DATA SUPPLIED
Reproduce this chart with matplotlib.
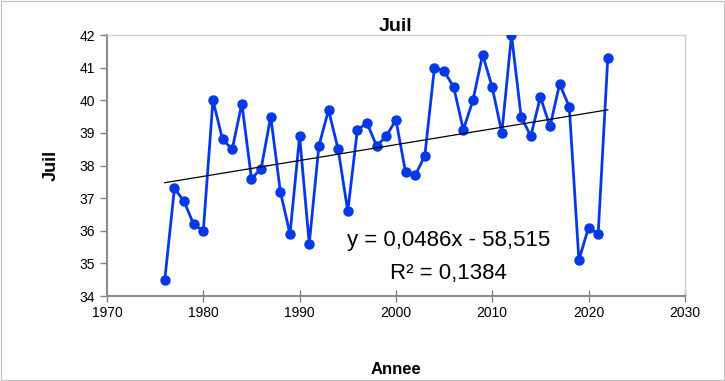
import matplotlib
matplotlib.use("Agg")
import matplotlib.pyplot as plt
import numpy as np

years = list(range(1976, 2023))
values = [34.5, 37.3, 36.9, 36.2, 36.0, 40.0, 38.8, 38.5, 39.9, 37.6,
          37.9, 39.5, 37.2, 35.9, 38.9, 35.6, 38.6, 39.7, 38.5, 36.6,
          39.1, 39.3, 38.6, 38.9, 39.4, 37.8, 37.7, 38.3, 41.0, 40.9,
          40.4, 39.1, 40.0, 41.4, 40.4, 39.0, 42.0, 39.5, 38.9, 40.1,
          39.2, 40.5, 39.8, 35.1, 36.1, 35.9, 41.3]
xticks = [1970, 1980, 1990, 2000, 2010, 2020, 2030]
yticks = [34, 35, 36, 37, 38, 39, 40, 41, 42]
eq_text = "y = 0,0486x - 58,515"
r2_text = "R² = 0,1384"

plt.rcParams['font.family'] = ['Liberation Sans', 'DejaVu Sans']

fig = plt.figure(figsize=(7.25, 3.81), dpi=100)
fig.patches.append(plt.Rectangle((0.002, 0.003), 0.996, 0.994, transform=fig.transFigure,
                                 fill=False, edgecolor='#bfbfbf', linewidth=0.8))
ax = fig.add_axes([0.1476, 0.223, 0.797, 0.685])

x = np.array(years)
y = np.array(values)
ax.plot(x, y, color='#0539E8', linewidth=2.0, marker='o', markersize=6.5, zorder=3)

coef = np.polyfit(x, y, 1)
xf = np.array([x.min(), x.max()])
ax.plot(xf, np.polyval(coef, xf), color='black', linewidth=0.9, zorder=4)

ax.set_xlim(1970, 2030)
ax.set_ylim(34, 42)
ax.set_xticks(xticks)
ax.set_yticks(yticks)
ax.tick_params(axis='both', labelsize=10, color='#808080', length=5, width=1)
ax.tick_params(axis='x', direction='inout', length=8)

for s in ['left', 'bottom']:
    ax.spines[s].set_color('#8c8c8c')
    ax.spines[s].set_linewidth(1.5)
for s in ['top', 'right']:
    ax.spines[s].set_color('#d0d0d0')
    ax.spines[s].set_linewidth(1.0)

ax.set_title("Juil", fontsize=14, fontweight='bold', pad=3)
ax.set_ylabel("Juil", fontsize=13, fontweight='bold', labelpad=14)
ax.set_xlabel("Annee", fontsize=12, fontweight='bold', labelpad=30)

ax.text(2005.5, 35.71, eq_text, fontsize=16, ha='center', va='center')
ax.text(2005.5, 34.70, r2_text, fontsize=16, ha='center', va='center')

fig.savefig("out.png", dpi=100)
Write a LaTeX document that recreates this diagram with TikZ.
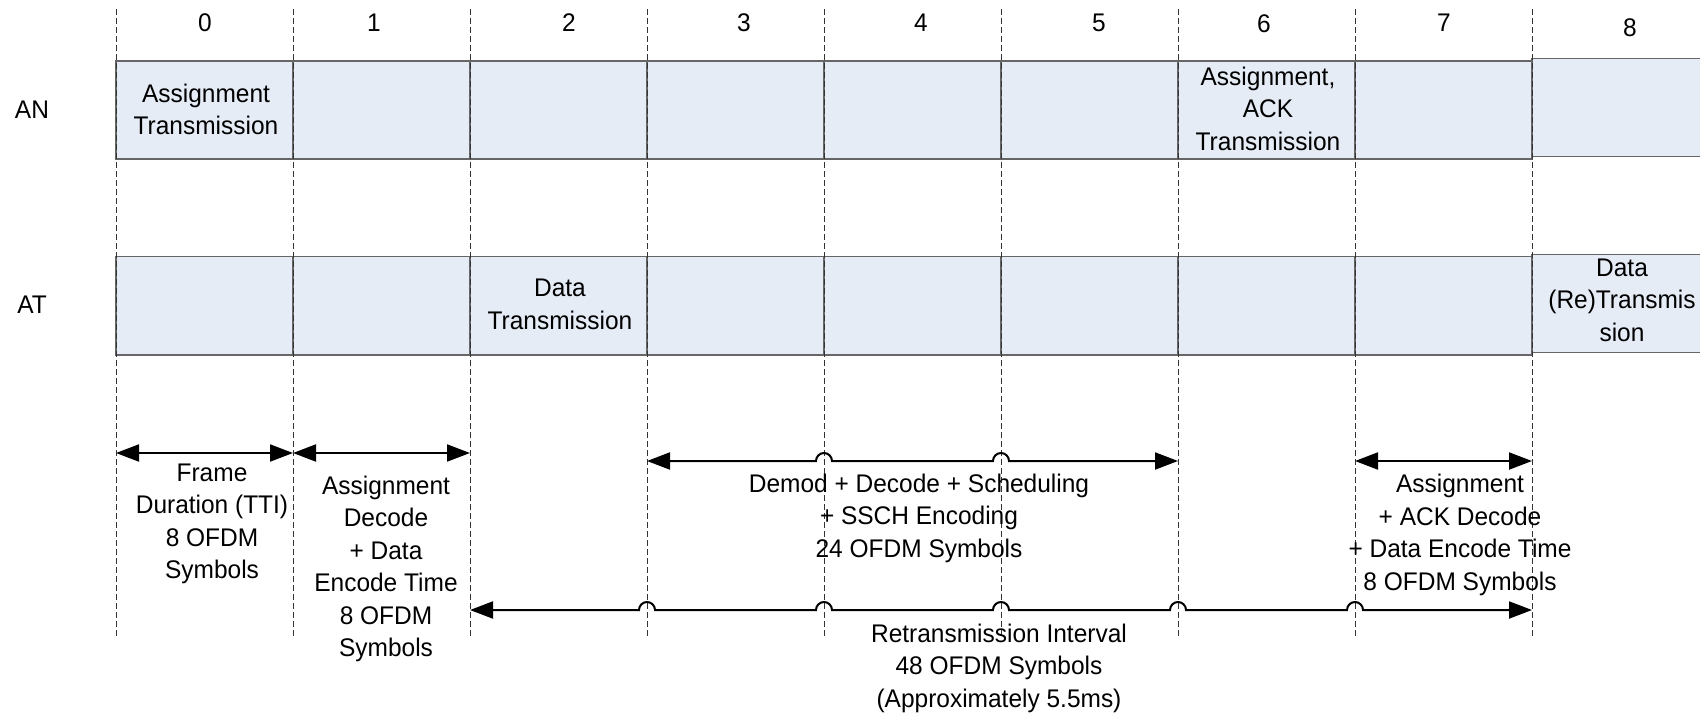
\documentclass[tikz,border=0pt]{standalone}
\usepackage{fontspec}
\setmainfont[FakeStretch=0.96]{Liberation Sans}
\usepackage{tikz}
\usetikzlibrary{arrows.meta}

\definecolor{slotblue}{RGB}{230,236,246}

\tikzset{
    slot/.style={draw=black!60, line width=1.5pt, fill=slotblue},
    tick/.style={black!80, line width=1pt, dash pattern=on 6pt off 3pt},
    span/.style={line width=2pt, {Triangle[length=23pt,width=17pt]}-{Triangle[length=23pt,width=17pt]}},
    txt/.style={align=center, inner sep=0pt, font=\fontsize{25.5}{32.5}\selectfont},
}

\begin{document}
\begin{tikzpicture}[x=1pt, y=-1pt]
    \useasboundingbox (0,0) rectangle (1700,715);

    % slots of the two rows
    \foreach \i in {0,...,7} {
        \draw[slot] ({116+177*\i},61) rectangle ({293+177*\i},159);
        \draw[slot] ({116+177*\i},256.5) rectangle ({293+177*\i},355);
    }
    \draw[slot] (1532,58.5) rectangle (1712,156.5);
    \draw[slot] (1532,254.5) rectangle (1712,352.5);

    % frame boundaries
    \foreach \i in {0,...,8} {
        \coordinate (t\i) at ({116+177*\i},9);
        \coordinate (b\i) at ({116+177*\i},637);
        \coordinate (a\i) at ({116+177*\i},453);
        \coordinate (c\i) at ({116+177*\i},461);
        \coordinate (r\i) at ({116+177*\i},610);
        \draw[tick] (t\i) -- (b\i);
    }

    % frame numbers
    \foreach \n/\x/\y in {0/205/23, 1/374/23, 2/569/23, 3/744/23, 4/921/23,
                         5/1099/23, 6/1264/24, 7/1444/22.5, 8/1630/27.5}
        \node[txt] (n\n) at (\x,\y) {\n};

    \node[txt] (rowAN) at (32,110) {AN};
    \node[txt] (rowAT) at (32,305) {AT};

    \node[txt] (asgTx) at (206,109.5) {Assignment\\Transmission};
    \node[txt] (dataTx) at (560,304.5) {Data\\Transmission};
    \node[txt] (asgAckTx) at (1268,108.5) {Assignment,\\ACK\\Transmission};
    \node[txt] (dataReTx) at (1622,300) {Data\\(Re)Transmis\\sion};

    % durations
    \draw[span] (a0) -- (a1);
    \draw[span] (a1) -- (a2);
    \draw[span] (c3) -- ([xshift=-8pt]c4) arc[start angle=180, end angle=360, radius=8]
        -- ([xshift=-8pt]c5) arc[start angle=180, end angle=360, radius=8] -- (c6);
    \draw[span] (c7) -- (c8);
    \draw[span] (r2) -- ([xshift=-8pt]r3) arc[start angle=180, end angle=360, radius=8]
        -- ([xshift=-8pt]r4) arc[start angle=180, end angle=360, radius=8]
        -- ([xshift=-8pt]r5) arc[start angle=180, end angle=360, radius=8]
        -- ([xshift=-8pt]r6) arc[start angle=180, end angle=360, radius=8]
        -- ([xshift=-8pt]r7) arc[start angle=180, end angle=360, radius=8] -- (r8);

    \node[txt] (frameDur) at (212,524) {Frame\\Duration (TTI)\\8 OFDM\\Symbols};
    \node[txt] (asgDec) at (386,569) {Assignment\\Decode\\+ Data\\Encode Time\\8 OFDM\\Symbols};
    \node[txt] (procTime) at (919,518) {Demod + Decode + Scheduling\\+ SSCH Encoding\\24 OFDM Symbols};
    \node[txt] (ackDec) at (1460,535) {Assignment\\+ ACK Decode\\+ Data Encode Time\\8 OFDM Symbols};
    \node[txt] (retxInt) at (999,668) {Retransmission Interval\\48 OFDM Symbols\\(Approximately 5.5ms)};
\end{tikzpicture}
\end{document}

TASK OBJECTIVE
Repeat word for word the lines above, from the first entry through the line containing "import numpy as np", with both ends kept and the pictures dropped.

OUTPUT FOR THIS EXERCISE
Reproduce this chart with matplotlib.
import matplotlib
matplotlib.use("Agg")
import matplotlib.pyplot as plt
import numpy as np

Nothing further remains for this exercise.